## Exercise objective
The data below should be restated word for word, with every picture omitted.

## Supplied information
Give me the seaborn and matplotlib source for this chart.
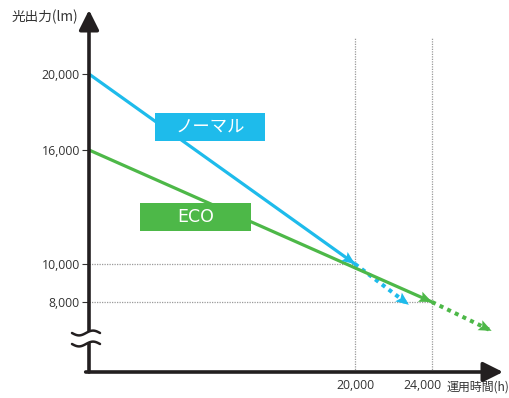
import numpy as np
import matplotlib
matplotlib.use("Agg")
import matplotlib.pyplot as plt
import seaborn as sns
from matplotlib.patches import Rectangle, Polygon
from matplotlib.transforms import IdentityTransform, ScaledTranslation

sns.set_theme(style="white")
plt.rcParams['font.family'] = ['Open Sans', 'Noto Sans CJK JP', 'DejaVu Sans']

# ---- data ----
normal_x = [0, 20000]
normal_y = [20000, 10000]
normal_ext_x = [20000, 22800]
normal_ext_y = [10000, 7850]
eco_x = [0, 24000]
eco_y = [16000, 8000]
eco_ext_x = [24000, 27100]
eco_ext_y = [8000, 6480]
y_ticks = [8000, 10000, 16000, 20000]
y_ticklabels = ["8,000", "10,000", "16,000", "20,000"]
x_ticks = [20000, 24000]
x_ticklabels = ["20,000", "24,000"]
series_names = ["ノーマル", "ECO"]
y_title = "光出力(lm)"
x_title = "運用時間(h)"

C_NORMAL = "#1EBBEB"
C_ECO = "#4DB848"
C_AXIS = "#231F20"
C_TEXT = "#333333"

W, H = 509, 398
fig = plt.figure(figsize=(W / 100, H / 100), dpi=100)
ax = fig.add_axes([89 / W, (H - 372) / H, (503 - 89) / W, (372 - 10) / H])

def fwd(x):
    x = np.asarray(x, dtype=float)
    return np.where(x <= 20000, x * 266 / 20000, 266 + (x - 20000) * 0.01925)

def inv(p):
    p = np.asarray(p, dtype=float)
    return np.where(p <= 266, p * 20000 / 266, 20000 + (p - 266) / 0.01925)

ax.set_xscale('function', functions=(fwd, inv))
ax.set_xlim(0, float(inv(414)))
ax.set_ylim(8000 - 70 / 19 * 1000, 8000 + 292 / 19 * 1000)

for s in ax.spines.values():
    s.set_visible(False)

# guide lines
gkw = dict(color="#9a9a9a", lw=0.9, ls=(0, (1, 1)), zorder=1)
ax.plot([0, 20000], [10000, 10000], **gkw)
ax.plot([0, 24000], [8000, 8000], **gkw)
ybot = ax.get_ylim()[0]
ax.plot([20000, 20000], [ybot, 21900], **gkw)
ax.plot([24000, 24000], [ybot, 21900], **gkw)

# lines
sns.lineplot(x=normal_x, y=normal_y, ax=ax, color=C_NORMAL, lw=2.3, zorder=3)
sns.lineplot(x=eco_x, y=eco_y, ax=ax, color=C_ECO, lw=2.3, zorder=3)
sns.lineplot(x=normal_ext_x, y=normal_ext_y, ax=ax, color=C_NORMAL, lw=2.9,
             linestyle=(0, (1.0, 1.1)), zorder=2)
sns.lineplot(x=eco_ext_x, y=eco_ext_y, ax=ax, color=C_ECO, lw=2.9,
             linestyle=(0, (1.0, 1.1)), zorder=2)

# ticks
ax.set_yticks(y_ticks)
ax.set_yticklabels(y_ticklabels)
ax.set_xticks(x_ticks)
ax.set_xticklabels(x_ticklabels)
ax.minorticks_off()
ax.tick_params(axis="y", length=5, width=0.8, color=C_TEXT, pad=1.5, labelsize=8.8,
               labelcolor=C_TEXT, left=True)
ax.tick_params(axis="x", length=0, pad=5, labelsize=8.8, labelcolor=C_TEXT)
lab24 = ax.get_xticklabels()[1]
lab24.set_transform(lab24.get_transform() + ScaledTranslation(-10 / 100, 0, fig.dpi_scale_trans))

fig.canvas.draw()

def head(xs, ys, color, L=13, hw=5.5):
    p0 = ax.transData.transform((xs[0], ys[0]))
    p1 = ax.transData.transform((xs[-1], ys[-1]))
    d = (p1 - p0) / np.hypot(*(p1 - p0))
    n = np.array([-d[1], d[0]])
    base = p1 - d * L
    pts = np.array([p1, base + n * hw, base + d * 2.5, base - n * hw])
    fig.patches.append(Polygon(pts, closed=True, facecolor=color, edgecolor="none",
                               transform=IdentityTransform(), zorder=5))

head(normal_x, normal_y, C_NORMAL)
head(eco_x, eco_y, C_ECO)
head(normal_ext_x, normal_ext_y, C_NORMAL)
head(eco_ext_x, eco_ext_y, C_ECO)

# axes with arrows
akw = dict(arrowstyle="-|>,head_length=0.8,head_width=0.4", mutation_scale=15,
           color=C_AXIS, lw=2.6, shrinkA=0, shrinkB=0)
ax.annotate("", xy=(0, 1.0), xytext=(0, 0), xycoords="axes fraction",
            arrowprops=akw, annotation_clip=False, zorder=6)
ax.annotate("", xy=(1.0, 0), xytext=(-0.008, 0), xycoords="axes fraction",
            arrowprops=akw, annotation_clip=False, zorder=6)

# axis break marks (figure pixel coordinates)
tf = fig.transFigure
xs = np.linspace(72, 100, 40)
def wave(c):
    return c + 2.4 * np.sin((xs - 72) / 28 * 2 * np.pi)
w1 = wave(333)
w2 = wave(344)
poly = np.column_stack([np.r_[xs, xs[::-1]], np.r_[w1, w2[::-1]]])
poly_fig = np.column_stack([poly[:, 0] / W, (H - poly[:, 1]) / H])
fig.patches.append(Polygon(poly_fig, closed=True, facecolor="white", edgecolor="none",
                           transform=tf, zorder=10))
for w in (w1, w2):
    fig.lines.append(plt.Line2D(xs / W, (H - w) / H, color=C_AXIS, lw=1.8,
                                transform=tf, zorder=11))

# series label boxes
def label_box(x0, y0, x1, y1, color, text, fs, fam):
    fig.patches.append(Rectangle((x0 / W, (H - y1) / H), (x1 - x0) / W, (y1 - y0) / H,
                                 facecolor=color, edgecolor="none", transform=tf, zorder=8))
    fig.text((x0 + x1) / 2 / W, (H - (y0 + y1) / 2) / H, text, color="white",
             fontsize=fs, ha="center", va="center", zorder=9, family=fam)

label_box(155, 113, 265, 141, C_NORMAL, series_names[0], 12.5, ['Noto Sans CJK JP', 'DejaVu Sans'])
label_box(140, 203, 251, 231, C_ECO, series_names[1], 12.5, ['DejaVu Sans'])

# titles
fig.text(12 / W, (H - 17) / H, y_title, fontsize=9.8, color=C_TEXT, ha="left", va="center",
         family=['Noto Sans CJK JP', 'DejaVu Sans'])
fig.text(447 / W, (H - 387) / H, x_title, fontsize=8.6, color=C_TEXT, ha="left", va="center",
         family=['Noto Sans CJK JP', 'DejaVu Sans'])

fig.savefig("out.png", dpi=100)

## The answer
Give me the seaborn and matplotlib source for this chart.
import numpy as np
import matplotlib
matplotlib.use("Agg")
import matplotlib.pyplot as plt
import seaborn as sns
from matplotlib.patches import Rectangle, Polygon
from matplotlib.transforms import IdentityTransform, ScaledTranslation

sns.set_theme(style="white")
plt.rcParams['font.family'] = ['Open Sans', 'Noto Sans CJK JP', 'DejaVu Sans']

# ---- data ----
normal_x = [0, 20000]
normal_y = [20000, 10000]
normal_ext_x = [20000, 22800]
normal_ext_y = [10000, 7850]
eco_x = [0, 24000]
eco_y = [16000, 8000]
eco_ext_x = [24000, 27100]
eco_ext_y = [8000, 6480]
y_ticks = [8000, 10000, 16000, 20000]
y_ticklabels = ["8,000", "10,000", "16,000", "20,000"]
x_ticks = [20000, 24000]
x_ticklabels = ["20,000", "24,000"]
series_names = ["ノーマル", "ECO"]
y_title = "光出力(lm)"
x_title = "運用時間(h)"

C_NORMAL = "#1EBBEB"
C_ECO = "#4DB848"
C_AXIS = "#231F20"
C_TEXT = "#333333"

W, H = 509, 398
fig = plt.figure(figsize=(W / 100, H / 100), dpi=100)
ax = fig.add_axes([89 / W, (H - 372) / H, (503 - 89) / W, (372 - 10) / H])

def fwd(x):
    x = np.asarray(x, dtype=float)
    return np.where(x <= 20000, x * 266 / 20000, 266 + (x - 20000) * 0.01925)

def inv(p):
    p = np.asarray(p, dtype=float)
    return np.where(p <= 266, p * 20000 / 266, 20000 + (p - 266) / 0.01925)

ax.set_xscale('function', functions=(fwd, inv))
ax.set_xlim(0, float(inv(414)))
ax.set_ylim(8000 - 70 / 19 * 1000, 8000 + 292 / 19 * 1000)

for s in ax.spines.values():
    s.set_visible(False)

# guide lines
gkw = dict(color="#9a9a9a", lw=0.9, ls=(0, (1, 1)), zorder=1)
ax.plot([0, 20000], [10000, 10000], **gkw)
ax.plot([0, 24000], [8000, 8000], **gkw)
ybot = ax.get_ylim()[0]
ax.plot([20000, 20000], [ybot, 21900], **gkw)
ax.plot([24000, 24000], [ybot, 21900], **gkw)

# lines
sns.lineplot(x=normal_x, y=normal_y, ax=ax, color=C_NORMAL, lw=2.3, zorder=3)
sns.lineplot(x=eco_x, y=eco_y, ax=ax, color=C_ECO, lw=2.3, zorder=3)
sns.lineplot(x=normal_ext_x, y=normal_ext_y, ax=ax, color=C_NORMAL, lw=2.9,
             linestyle=(0, (1.0, 1.1)), zorder=2)
sns.lineplot(x=eco_ext_x, y=eco_ext_y, ax=ax, color=C_ECO, lw=2.9,
             linestyle=(0, (1.0, 1.1)), zorder=2)

# ticks
ax.set_yticks(y_ticks)
ax.set_yticklabels(y_ticklabels)
ax.set_xticks(x_ticks)
ax.set_xticklabels(x_ticklabels)
ax.minorticks_off()
ax.tick_params(axis="y", length=5, width=0.8, color=C_TEXT, pad=1.5, labelsize=8.8,
               labelcolor=C_TEXT, left=True)
ax.tick_params(axis="x", length=0, pad=5, labelsize=8.8, labelcolor=C_TEXT)
lab24 = ax.get_xticklabels()[1]
lab24.set_transform(lab24.get_transform() + ScaledTranslation(-10 / 100, 0, fig.dpi_scale_trans))

fig.canvas.draw()

def head(xs, ys, color, L=13, hw=5.5):
    p0 = ax.transData.transform((xs[0], ys[0]))
    p1 = ax.transData.transform((xs[-1], ys[-1]))
    d = (p1 - p0) / np.hypot(*(p1 - p0))
    n = np.array([-d[1], d[0]])
    base = p1 - d * L
    pts = np.array([p1, base + n * hw, base + d * 2.5, base - n * hw])
    fig.patches.append(Polygon(pts, closed=True, facecolor=color, edgecolor="none",
                               transform=IdentityTransform(), zorder=5))

head(normal_x, normal_y, C_NORMAL)
head(eco_x, eco_y, C_ECO)
head(normal_ext_x, normal_ext_y, C_NORMAL)
head(eco_ext_x, eco_ext_y, C_ECO)

# axes with arrows
akw = dict(arrowstyle="-|>,head_length=0.8,head_width=0.4", mutation_scale=15,
           color=C_AXIS, lw=2.6, shrinkA=0, shrinkB=0)
ax.annotate("", xy=(0, 1.0), xytext=(0, 0), xycoords="axes fraction",
            arrowprops=akw, annotation_clip=False, zorder=6)
ax.annotate("", xy=(1.0, 0), xytext=(-0.008, 0), xycoords="axes fraction",
            arrowprops=akw, annotation_clip=False, zorder=6)

# axis break marks (figure pixel coordinates)
tf = fig.transFigure
xs = np.linspace(72, 100, 40)
def wave(c):
    return c + 2.4 * np.sin((xs - 72) / 28 * 2 * np.pi)
w1 = wave(333)
w2 = wave(344)
poly = np.column_stack([np.r_[xs, xs[::-1]], np.r_[w1, w2[::-1]]])
poly_fig = np.column_stack([poly[:, 0] / W, (H - poly[:, 1]) / H])
fig.patches.append(Polygon(poly_fig, closed=True, facecolor="white", edgecolor="none",
                           transform=tf, zorder=10))
for w in (w1, w2):
    fig.lines.append(plt.Line2D(xs / W, (H - w) / H, color=C_AXIS, lw=1.8,
                                transform=tf, zorder=11))

# series label boxes
def label_box(x0, y0, x1, y1, color, text, fs, fam):
    fig.patches.append(Rectangle((x0 / W, (H - y1) / H), (x1 - x0) / W, (y1 - y0) / H,
                                 facecolor=color, edgecolor="none", transform=tf, zorder=8))
    fig.text((x0 + x1) / 2 / W, (H - (y0 + y1) / 2) / H, text, color="white",
             fontsize=fs, ha="center", va="center", zorder=9, family=fam)

label_box(155, 113, 265, 141, C_NORMAL, series_names[0], 12.5, ['Noto Sans CJK JP', 'DejaVu Sans'])
label_box(140, 203, 251, 231, C_ECO, series_names[1], 12.5, ['DejaVu Sans'])

# titles
fig.text(12 / W, (H - 17) / H, y_title, fontsize=9.8, color=C_TEXT, ha="left", va="center",
         family=['Noto Sans CJK JP', 'DejaVu Sans'])
fig.text(447 / W, (H - 387) / H, x_title, fontsize=8.6, color=C_TEXT, ha="left", va="center",
         family=['Noto Sans CJK JP', 'DejaVu Sans'])

fig.savefig("out.png", dpi=100)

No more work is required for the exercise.